Tous les cantons romands sont confrontés à ces défis d’inclusion.«L’intégration de ces élèves dans les classes ordinaires est déjà ancrée dans les mœurs du corps enseignant valaisan et fribourgeois, deux cantons pionniers en la matière, aux niveaux primaire et secondaire», explique Rachel Sermier-Dessemontet, professeure en pédagogie spécialisée de la Haute Ecole pédagogique(HEP) vaudoise. En 2015, un plan d’action a concrétisé la volonté du canton de Genève d’intégrer les élèves à besoins particuliers. Ce projet ambitieux n’empêche pas la spécialiste de rappeler que, dans ce canton, la grande majorité des enfants avec une déficience intellectuelle continue d’étudier dans des classes ou écoles spécialisées- une situation similaire à celle de Neuchâtel et du Jura.
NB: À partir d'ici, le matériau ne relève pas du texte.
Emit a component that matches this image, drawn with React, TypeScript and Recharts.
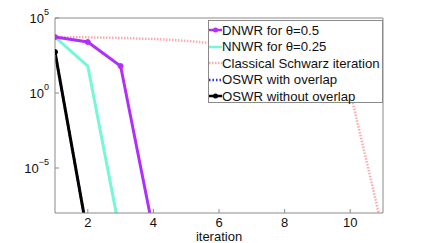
import { LineChart, Line, XAxis, YAxis } from "recharts"

// iteration numbers and error values (log scale)
const iterations = [1, 2, 3, 4, 5, 6, 7, 8, 9, 10, 11]
const dnwr = [5.4e3, 2.5e3, 63, 6e-10]
const nnwr = [5.4e3, 63, 3e-10]
const classical = [5.4e3, 5.1e3, 4.7e3, 4.0e3, 3.0e3, 1.9e3, 9.5e2, 3.5e2, 50, 1.2, 6e-10]
const oswrOverlap = [5.4e2, 3e-10]
const oswrNoOverlap = [5.4e2, 3e-10]

const xTicks = [2, 4, 6, 8, 10]
const yTicks = [1e-5, 1, 1e5]

const font = "'Liberation Sans', Arial, Helvetica, sans-serif"
const frame = "#8a8a8a"

const data = iterations.map((it, i) => ({
  it,
  dnwr: dnwr[i],
  nnwr: nnwr[i],
  classical: classical[i],
  oswrOverlap: oswrOverlap[i],
  oswrNoOverlap: oswrNoOverlap[i],
}))

const legendItems = [
  { label: "DNWR for θ=0.5", color: "#b030f8", dash: undefined, dot: true },
  { label: "NNWR for θ=0.25", color: "#75f7d8", dash: undefined, dot: false },
  { label: "Classical Schwarz iteration", color: "#ffaaaa", dash: "1.5 1.5", dot: false },
  { label: "OSWR with overlap", color: "#2233ff", dash: "1.5 2", dot: false },
  { label: "OSWR without overlap", color: "#000000", dash: undefined, dot: true },
]

function YTick(props: any) {
  const { x, y, payload } = props
  const exp = Math.round(Math.log10(payload.value))
  const expText = exp < 0 ? "\u2212" + Math.abs(exp) : String(exp)
  return (
    <text x={x} y={y} textAnchor="end" fontFamily={font} fill="#111">
      <tspan fontSize={13} dy={5}>10</tspan>
      <tspan fontSize={9} dy={-8}>{expText}</tspan>
    </text>
  )
}

export default function App() {
  return (
    <div style={{ position: "absolute", left: 0, top: 0, width: 424, height: 243, background: "#fff" }}>
      <LineChart
        width={424}
        height={243}
        data={data}
        margin={{ top: 17, right: 40, bottom: 0, left: 5 }}
      >
        <XAxis
          dataKey="it"
          type="number"
          domain={[1, 11]}
          ticks={xTicks}
          allowDataOverflow
          height={30}
          tickSize={-4}
          tickMargin={9}
          stroke={frame}
          tick={{ fontSize: 13, fill: "#111", fontFamily: font }}
          label={{ value: "iteration", position: "insideBottom", offset: 2, fontSize: 13, fill: "#111", fontFamily: font }}
        />
        <XAxis
          xAxisId="top"
          orientation="top"
          dataKey="it"
          type="number"
          domain={[1, 11]}
          ticks={xTicks}
          allowDataOverflow
          height={1}
          tickSize={-4}
          stroke={frame}
          tick={false}
        />
        <YAxis
          scale="log"
          domain={[1e-8, 1e5]}
          ticks={yTicks}
          allowDataOverflow
          width={50}
          tickSize={-4}
          tickMargin={10}
          stroke={frame}
          tick={<YTick />}
        />
        <YAxis
          yAxisId="right"
          orientation="right"
          scale="log"
          domain={[1e-8, 1e5]}
          ticks={yTicks}
          allowDataOverflow
          width={1}
          tickSize={-4}
          stroke={frame}
          tick={false}
        />
        <Line
          dataKey="classical"
          stroke="#ffaaaa"
          strokeWidth={2.5}
          strokeDasharray="1.5 1.5"
          dot={false}
          isAnimationActive={false}
        />
        <Line
          dataKey="nnwr"
          stroke="#75f7d8"
          strokeWidth={3}
          dot={false}
          isAnimationActive={false}
        />
        <Line
          dataKey="dnwr"
          stroke="#b030f8"
          strokeWidth={3}
          dot={{ r: 2.5, fill: "#b030f8", stroke: "#b030f8", strokeWidth: 1 }}
          isAnimationActive={false}
        />
        <Line
          dataKey="oswrOverlap"
          stroke="#2233ff"
          strokeWidth={2.5}
          strokeDasharray="1.5 2"
          dot={false}
          isAnimationActive={false}
        />
        <Line
          dataKey="oswrNoOverlap"
          stroke="#000"
          strokeWidth={3}
          dot={{ r: 2.5, fill: "#000", stroke: "#000", strokeWidth: 1 }}
          isAnimationActive={false}
        />
      </LineChart>
      <div
        style={{
          position: "absolute",
          left: 208,
          top: 20,
          width: 175,
          height: 83,
          background: "#fff",
          border: `1px solid ${frame}`,
          fontFamily: font,
          fontSize: 13.2,
          color: "#111",
          boxSizing: "border-box",
          paddingTop: 1,
        }}
      >
        {legendItems.map((item) => (
          <div key={item.label} style={{ display: "flex", alignItems: "center", height: 16.5, whiteSpace: "nowrap" }}>
            <svg width={13} height={10} style={{ flex: "none" }}>
              <line
                x1={0}
                y1={5}
                x2={13}
                y2={5}
                stroke={item.color}
                strokeWidth={2.5}
                strokeDasharray={item.dash}
              />
              {item.dot && <circle cx={6.5} cy={5} r={2.5} fill={item.color} />}
            </svg>
            <span>{item.label}</span>
          </div>
        ))}
      </div>
    </div>
  )
}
Au niveau national, le nombre d’enfants scolarisés à part a augmenté jusqu’en 2004, rappelle l’Office fédéral de la statistique(OFS). C’est alors qu’est entrée en vigueur la loi fédérale sur l’élimination des inégalités frappant les personnes handicapées. Celle-ci a exigé des cantons «qu’ils encouragent l’intégration des élèves en situation de handicap dans l’école ordinaire par des formes de scolarisation adéquates, pour autant que cela soit possible et serve le bien de l’enfant», indique Romain Lanners, directeur du Centre suisse de pédagogie spécialisée.Depuis, le nombre d’élèves étudiant dans le spécialisé a diminué de 38%, soit de 50400, en 2004, à31400, en 2016.

En quoi l’intégration des élèves avec une déficience intellectuelle dans des classes ordinaires leur est-elle bénéfique? «On parle ici de déficience légère à moyenne et de personnes ayant de bonnes compétences d’apprentissage,précise Emmanuelle Seingre,vice-présidente d’Insieme, la fédération suisse des associations de parents de personnes mentalement handicapées. En principe,les parents d’un enfant souffrant de polyhandicap ne souhaitent pas l’inclure dans une école non spécialisée.»

L’inclusion dans une classe ordinaire tire ces enfants vers le haut en augmentant les exigences, l’enseignant visant des objectifs plus élevés. Les résultats des élèves ordinaires servent de motivation à l’enfant avec une déficience intellectuelle. Le projet de recherche de Rachel Sermier-Dessemontet indique des progrès significatifs en lecture et en expression écrite.

Cette même étude assure que la présence d’élèves souffrant de déficience intellectuelle n’entrave pas l’apprentissage du reste de la classe, dont les progrès s’avèrent similaires en cas d’inclusion et de non-inclusion. Quant aux coûts de l’enseignement, une analyse de Romain Lanners souligne qu’ils ne sont pas influencés par l’intégration de ces élèves.

Positif pour toute la famille

On peut redouter les moqueries des enfants ordinaires. Une crainte que Philippe Nendaz, responsable de l’enseignement spécialisé de l’État de Vaud, nuance:«Il apparaît tout à fait naturel pour un enfant de 4 à 7 ans d’en côtoyer d’autres dont la singularité nous semblerait à nous adultes comme prégnante. Lors de l’adolescence, les questions des différences, inhérentes à la construction d’une identité propre, constituent également le défi du vivre ensemble qu’il est nécessaire d’aborder avec les enfants.»L’école inclusive facilite l’intégration sociale des élèves avec une déficience intellectuelle:«L’enfant est alors connu dans son quartier. Quand ses frères et sœurs invitent des amis, leurs copains le connaissent et ne sont pas intimidés, c’est un retour positif pour toute la famille», souligne Emmanuelle Seingre.

Ces bénéfices s’obtiennent au prix de nombreux efforts. «L’intégration d’une personne est toujours le résultat d’une longue négociation, explique la vice-présidente d’Insieme. Elle nécessite que les autorités de l’établissement scolaire soient ouvertes et que le corps enseignant soit partant, cela ne va pas de soi.»

Des adaptations sont requises dans l’encadrement scolaire de l’enfant, souvent renforcé par des auxiliaires. L’étude de Rachel Sermier-Dessemontet, qui souligne les bénéfices de l’inclusion scolaire, concerne des enfants encadrés recevant six à neuf périodes de soutien spécialisé supplémentaires par semaine.Elle mentionne que les attitudes du personnel enseignant ordinaire s’avèrent plus positives après avoir expérimenté l’intégration scolaire. «Dans l’idéal,il faudrait moins d’élèves par classe», ajoute Emmanuelle Seingre. Cela faciliterait beaucoup l’inclusion des enfants à besoins particuliers.